Specimens of such head bands may be seen at South Kensington, nos. 8569, 8583, 8584, and 8585.
They are, no doubt, the old snôd of the Anglo-saxon period. For ladies they were wrought of silk and gold; women of lower degree wore them of simpler stuff. The silken snood, used in our own time by young unmarried women in Scotland, is a truthful witness to the fashion in vogue during Anglo-saxon and later ages in this country.

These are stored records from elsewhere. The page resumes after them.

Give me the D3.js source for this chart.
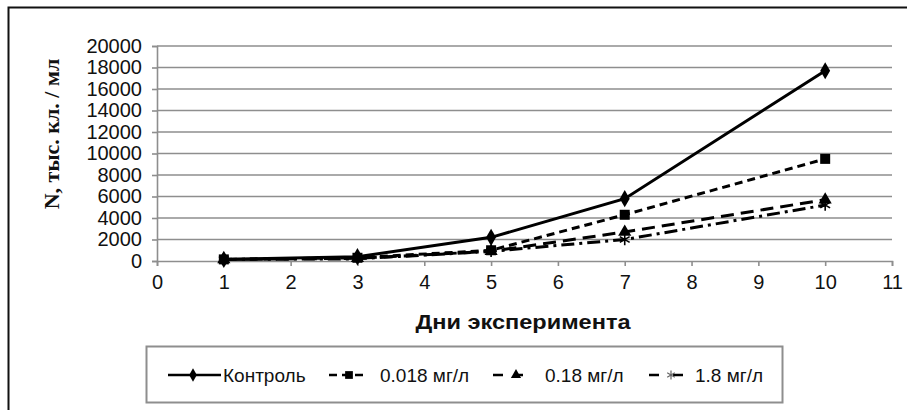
<!DOCTYPE html>
<html>
<head>
<meta charset="utf-8">
<script src="https://cdn.jsdelivr.net/npm/d3@7"></script>
<style>
  html, body { margin: 0; padding: 0; background: #fff; }
  svg { display: block; }
</style>
</head>
<body>
<svg id="chart" width="907" height="410"></svg>
<script>
// Cell density over the course of the experiment
const days = [1, 3, 5, 7, 10];
const seriesNames = ["Контроль", "0.018 мг/л", "0.18 мг/л", "1.8 мг/л"];
const control = [150, 400, 2200, 5800, 17700];
const dose0018 = [150, 300, 1000, 4300, 9500];
const dose018 = [150, 250, 900, 2700, 5700];
const dose18 = [150, 200, 900, 2000, 5200];
const xTicks = [0, 1, 2, 3, 4, 5, 6, 7, 8, 9, 10, 11];
const yTicks = [0, 2000, 4000, 6000, 8000, 10000, 12000, 14000, 16000, 18000, 20000];
const yTitle = "N, тыс. кл. / мл";
const xTitle = "Дни эксперимента";

const svg = d3.select("#chart");

// outer frame
svg.append("rect")
  .attr("x", 8.5).attr("y", 7.5)
  .attr("width", 920).attr("height", 420)
  .attr("fill", "none").attr("stroke", "#111").attr("stroke-width", 2);

const x = d3.scaleLinear().domain([0, 11]).range([157, 892]);
const y = d3.scaleLinear().domain([0, 20000]).range([261, 46]);

// horizontal gridlines
svg.append("g")
  .selectAll("line")
  .data(yTicks.filter(d => d > 0))
  .join("line")
  .attr("x1", x(0)).attr("x2", x(11))
  .attr("y1", d => y(d)).attr("y2", d => y(d))
  .attr("stroke", "#8e8e8e").attr("stroke-width", 1.6);

// y axis
const yAxis = svg.append("g")
  .attr("transform", `translate(${x(0)},0)`)
  .call(d3.axisLeft(y).tickValues(yTicks).tickSize(5).tickPadding(10).tickFormat(d3.format("d")));
yAxis.select(".domain").attr("stroke", "#8e8e8e").attr("stroke-width", 1.6);
yAxis.selectAll(".tick line").attr("stroke", "#8e8e8e").attr("stroke-width", 1.6);
yAxis.selectAll(".tick text")
  .attr("font-family", "'Liberation Sans', Arial, sans-serif")
  .attr("font-size", 20).attr("fill", "#111");

// x axis
const xAxis = svg.append("g")
  .attr("transform", `translate(0,${y(0)})`)
  .call(d3.axisBottom(x).tickValues(xTicks).tickSize(5).tickPadding(9).tickFormat(d3.format("d")));
xAxis.select(".domain").attr("stroke", "#8e8e8e").attr("stroke-width", 1.6);
xAxis.selectAll(".tick line").attr("stroke", "#8e8e8e").attr("stroke-width", 1.6);
xAxis.selectAll(".tick text")
  .attr("font-family", "'Liberation Sans', Arial, sans-serif")
  .attr("font-size", 20).attr("fill", "#111");

// axis titles
svg.append("text")
  .attr("transform", "translate(59,134) rotate(-90)")
  .attr("text-anchor", "middle")
  .attr("font-family", "'Liberation Serif', 'Times New Roman', serif")
  .attr("font-weight", "bold").attr("font-size", 22).attr("fill", "#111")
  .text(yTitle);

svg.append("text")
  .attr("x", 523).attr("y", 329)
  .attr("text-anchor", "middle")
  .attr("font-family", "'Liberation Sans', Arial, sans-serif")
  .attr("font-weight", "bold").attr("font-size", 20).attr("fill", "#111")
  .attr("textLength", 215).attr("lengthAdjust", "spacingAndGlyphs")
  .text(xTitle);

// series styles
const series = [
  { name: seriesNames[0], values: control, dash: null, symbol: d3.symbolDiamond, size: 85, stroke: false },
  { name: seriesNames[1], values: dose0018, dash: "8,5", symbol: d3.symbolSquare, size: 100, stroke: false },
  { name: seriesNames[2], values: dose018, dash: "13,7", symbol: d3.symbolTriangle, size: 75, stroke: false },
  { name: seriesNames[3], values: dose18, dash: "13,5,3,5", symbol: d3.symbolAsterisk, size: 90, stroke: true }
];

const line = d3.line().x(d => x(d[0])).y(d => y(d[1]));

const plot = svg.append("g");
// draw weaker series first so the control line sits on top
series.slice().reverse().forEach(s => {
  const pts = days.map((d, i) => [d, s.values[i]]);
  plot.append("path")
    .datum(pts)
    .attr("d", line)
    .attr("fill", "none")
    .attr("stroke", "#000")
    .attr("stroke-width", 3)
    .attr("stroke-dasharray", s.dash);
  plot.append("g")
    .selectAll("path")
    .data(pts)
    .join("path")
    .attr("transform", d => `translate(${x(d[0])},${y(d[1])})`)
    .attr("d", d3.symbol(s.symbol, s.size))
    .attr("fill", s.stroke ? "none" : "#000")
    .attr("stroke", "#000")
    .attr("stroke-width", s.stroke ? 1.6 : 0);
});

// legend
svg.append("rect")
  .attr("x", 146.5).attr("y", 346.5)
  .attr("width", 636).attr("height", 56)
  .attr("fill", "#fff").attr("stroke", "#8e8e8e").attr("stroke-width", 2);

const legendY = 375;
const legendItems = [
  { x1: 168, x2: 221, mx: 193, tx: 223 },
  { x1: 329, x2: 367, mx: 349, tx: 380 },
  { x1: 493, x2: 523, mx: 516, tx: 545 },
  { x1: 649, x2: 693, mx: 671, tx: 695 }
];
const legendDash = [null, "8,5", "10,14", "10,14"];

series.forEach((s, i) => {
  const L = legendItems[i];
  const g = svg.append("g");
  g.append("line")
    .attr("x1", L.x1).attr("x2", L.x2)
    .attr("y1", legendY).attr("y2", legendY)
    .attr("stroke", "#000").attr("stroke-width", 2.5)
    .attr("stroke-dasharray", legendDash[i]);
  g.append("path")
    .attr("transform", `translate(${L.mx},${legendY})`)
    .attr("d", d3.symbol(s.symbol, s.size * 0.6))
    .attr("fill", s.stroke ? "none" : "#000")
    .attr("stroke", s.stroke ? "#666" : "none")
    .attr("stroke-width", 1.2);
  g.append("text")
    .attr("x", L.tx).attr("y", legendY)
    .attr("dy", "0.35em")
    .attr("font-family", "'Liberation Sans', Arial, sans-serif")
    .attr("font-size", 19).attr("fill", "#111")
    .text(s.name);
});
</script>
</body>
</html>
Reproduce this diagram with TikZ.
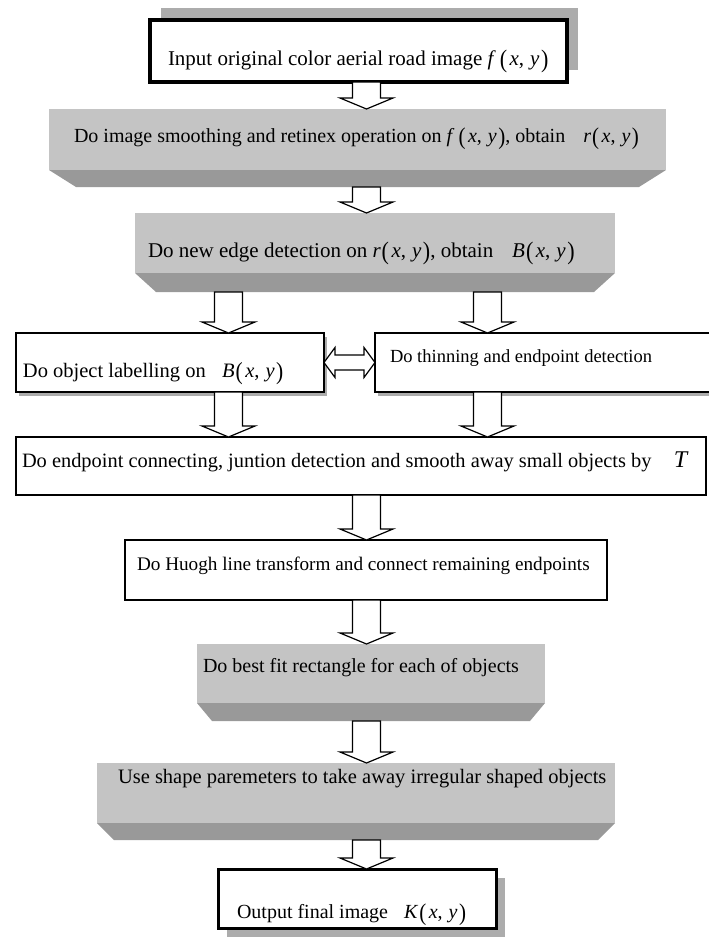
\documentclass[tikz,border=0pt]{standalone}
\usepackage{fontspec}
\setmainfont{Liberation Serif}
\usepackage{graphicx}
\usetikzlibrary{calc,shadows}
\definecolor{facegrey}{RGB}{196,196,196}
\definecolor{bevgrey}{RGB}{153,153,153}
\definecolor{shgrey}{RGB}{172,172,172}
\newcommand\lpar{\raisebox{-0.1em}{\scalebox{1.05}[1.2]{(}}}
\newcommand\rpar{\raisebox{-0.1em}{\scalebox{1.05}[1.2]{)}}}
\newcommand\fxy[2][1pt]{\textit{#2}\kern#1\lpar\kern2.5pt\textit{x},\kern6pt\textit{y}\kern1.5pt\rpar}
\newcommand\fs[1]{\fontsize{#1}{#1}\selectfont}
\begin{document}
\begin{tikzpicture}[x=1pt,y=-1pt,
  every node/.style={inner sep=0pt, outer sep=0pt},
  txt/.style={anchor=base west, font=\fontsize{20}{24}\selectfont},
  wbox/.style={draw=black, fill=white},
  gbox/.style 2 args={draw=none, path picture={
     \fill[facegrey] (path picture bounding box.north west) rectangle ([yshift=#1]path picture bounding box.south east);
     \fill[bevgrey] ([yshift=#1]path picture bounding box.south west) -- ([yshift=#1]path picture bounding box.south east)
        -- ([xshift=-#2]path picture bounding box.south east) -- ([xshift=#2]path picture bounding box.south west) -- cycle;}},
  barrow/.style={fill=white, draw=black, line width=1.2pt, line join=miter,
     to path={let \p1=(\tikztostart), \p2=(\tikztotarget) in
       (\x1-14pt,\y1) -- (\x1-14pt,\y2+11pt) -- (\x1-26.5pt,\y2+11pt) -- (\x1,\y2)
       -- (\x1+26.5pt,\y2+11pt) -- (\x1+14pt,\y2+11pt) -- (\x1+14pt,\y1) -- cycle}},
  dbarrow/.style={fill=white, draw=black, line width=1.2pt,
     to path={let \p1=(\tikztostart), \p2=(\tikztotarget) in
       (\x1,\y1) -- (\x1+11pt,\y1+15pt) -- (\x1+11pt,\y1+7.5pt) -- (\x2-11pt,\y1+7.5pt) -- (\x2-11pt,\y1+15pt)
       -- (\x2,\y1) -- (\x2-11pt,\y1-15pt) -- (\x2-11pt,\y1-7.5pt) -- (\x1+11pt,\y1-7.5pt) -- (\x1+11pt,\y1-15pt) -- cycle}}
]
\useasboundingbox[fill=white] (0,0) rectangle (709,937);

% axis coordinates for the block arrows
\coordinate (ax) at (366.5,0);
\coordinate (axl) at (228.5,0);
\coordinate (axr) at (487.5,0);

% boxes
\node[wbox, line width=4pt, minimum width=417pt, minimum height=62pt,
      drop shadow={shadow xshift=11pt, shadow yshift=12pt, fill=shgrey, opacity=1}] (b1) at (358.5,51) {};
\node[gbox={17pt}{27pt}, minimum width=617pt, minimum height=78pt] (b2) at (357.5,148) {};
\node[gbox={19pt}{21pt}, minimum width=480pt, minimum height=79pt] (b3) at (375,252.5) {};
\node[wbox, line width=2.5pt, minimum width=308pt, minimum height=59pt,
      drop shadow={shadow xshift=3pt, shadow yshift=-3.5pt, fill=shgrey, opacity=1}] (b4l) at (170,362.5) {};
\node[wbox, line width=2.5pt, minimum width=337pt, minimum height=59pt,
      drop shadow={shadow xshift=3pt, shadow yshift=-3.5pt, fill=shgrey, opacity=1}] (b4r) at (543.5,362.5) {};
\node[wbox, line width=2pt, minimum width=690pt, minimum height=58pt] (b5) at (361,466) {};
\node[wbox, line width=2pt, minimum width=482pt, minimum height=60pt] (b6) at (366,570) {};
\node[gbox={18pt}{15pt}, minimum width=348pt, minimum height=77pt] (b7) at (371,682.5) {};
\node[gbox={17pt}{17pt}, minimum width=518pt, minimum height=77pt] (b8) at (356,801.5) {};
\node[wbox, line width=3pt, minimum width=278pt, minimum height=59pt,
      drop shadow={shadow xshift=9pt, shadow yshift=-9pt, fill=shgrey, opacity=1}] (b9) at (357,898.5) {};

% texts
\node[txt, font=\fs{21}] (t1) at (168,65) {Input original color aerial road image \fxy[4pt]{f}};
\node[txt, font=\fs{20}] (t2) at (74,142) {Do image smoothing and retinex operation on \fxy[4pt]{f}, obtain\hspace{0.9em}\fxy{r}};
\node[txt, font=\fs{21}] (t3) at (148,257) {Do new edge detection on \fxy{r}, obtain\hspace{0.9em}\fxy{B}};
\node[txt, font=\fs{20.5}] (t4l) at (23,377) {Do object labelling on\hspace{0.8em}\fxy{B}};
\node[txt, font=\fs{18.5}] (t4r) at (390,362) {Do thinning and endpoint detection};
\node[txt, font=\fs{20.4}] (t5) at (22,467) {Do endpoint connecting, juntion detection and smooth away small objects by\hspace{1.1em}{\fs{24}\textit{T}}};
\node[txt, font=\fs{19.2}] (t6) at (137,570) {Do Huogh line transform and connect remaining endpoints};
\node[txt] (t7) at (203,672) {Do best fit rectangle for each of objects};
\node[txt, font=\fs{20.5}] (t8) at (118,783) {Use shape paremeters to take away irregular shaped objects};
\node[txt] (t9) at (237,918) {Output final image\hspace{0.8em}\fxy{K}};

% block arrows
\draw[barrow] (b1.south -| ax) to (b2.north -| ax);
\draw[barrow] (b2.south -| ax) to (b3.north -| ax);
\draw[barrow] (b3.south -| axl) to (b4l.north -| axl);
\draw[barrow] (b3.south -| axr) to (b4r.north -| axr);
\draw[dbarrow] (b4l.east) to (b4r.west);
\draw[barrow] (b4l.south -| axl) to (b5.north -| axl);
\draw[barrow] (b4r.south -| axr) to (b5.north -| axr);
\draw[barrow] (b5.south -| ax) to (b6.north -| ax);
\draw[barrow] (b6.south -| ax) to (b7.north -| ax);
\draw[barrow] (b7.south -| ax) to (b8.north -| ax);
\draw[barrow] (b8.south -| ax) to (b9.north -| ax);
\end{tikzpicture}
\end{document}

The breeding of the worm and the manufacture of its silk spread themselves with steady though slow steps over most of the countries which border on the shores of the Mediterranean; so that, by the tenth century, those processes had reached from the far east to the uttermost western limits of that sea. Even then, and a long time after, the natural history of the silkworm became known but to a very few. Our countryman Alexander Neckham, abbot of Cirencester A. D. 1213, was probably the first who tried to help others to understand the habits of the insect: his brief explanation may be found in his once popular book ‘De natura rerum,’ which has been lately reprinted by order of the Master of the Rolls.
Indian woman reeling silk from a wheel.
CHAPTER III.
Of the several raw materials which from the earliest periods have been employed in weaving, though not in such frequency as silk, one is gold: which, when judiciously brought in, adds not a barbaric but artistical richness.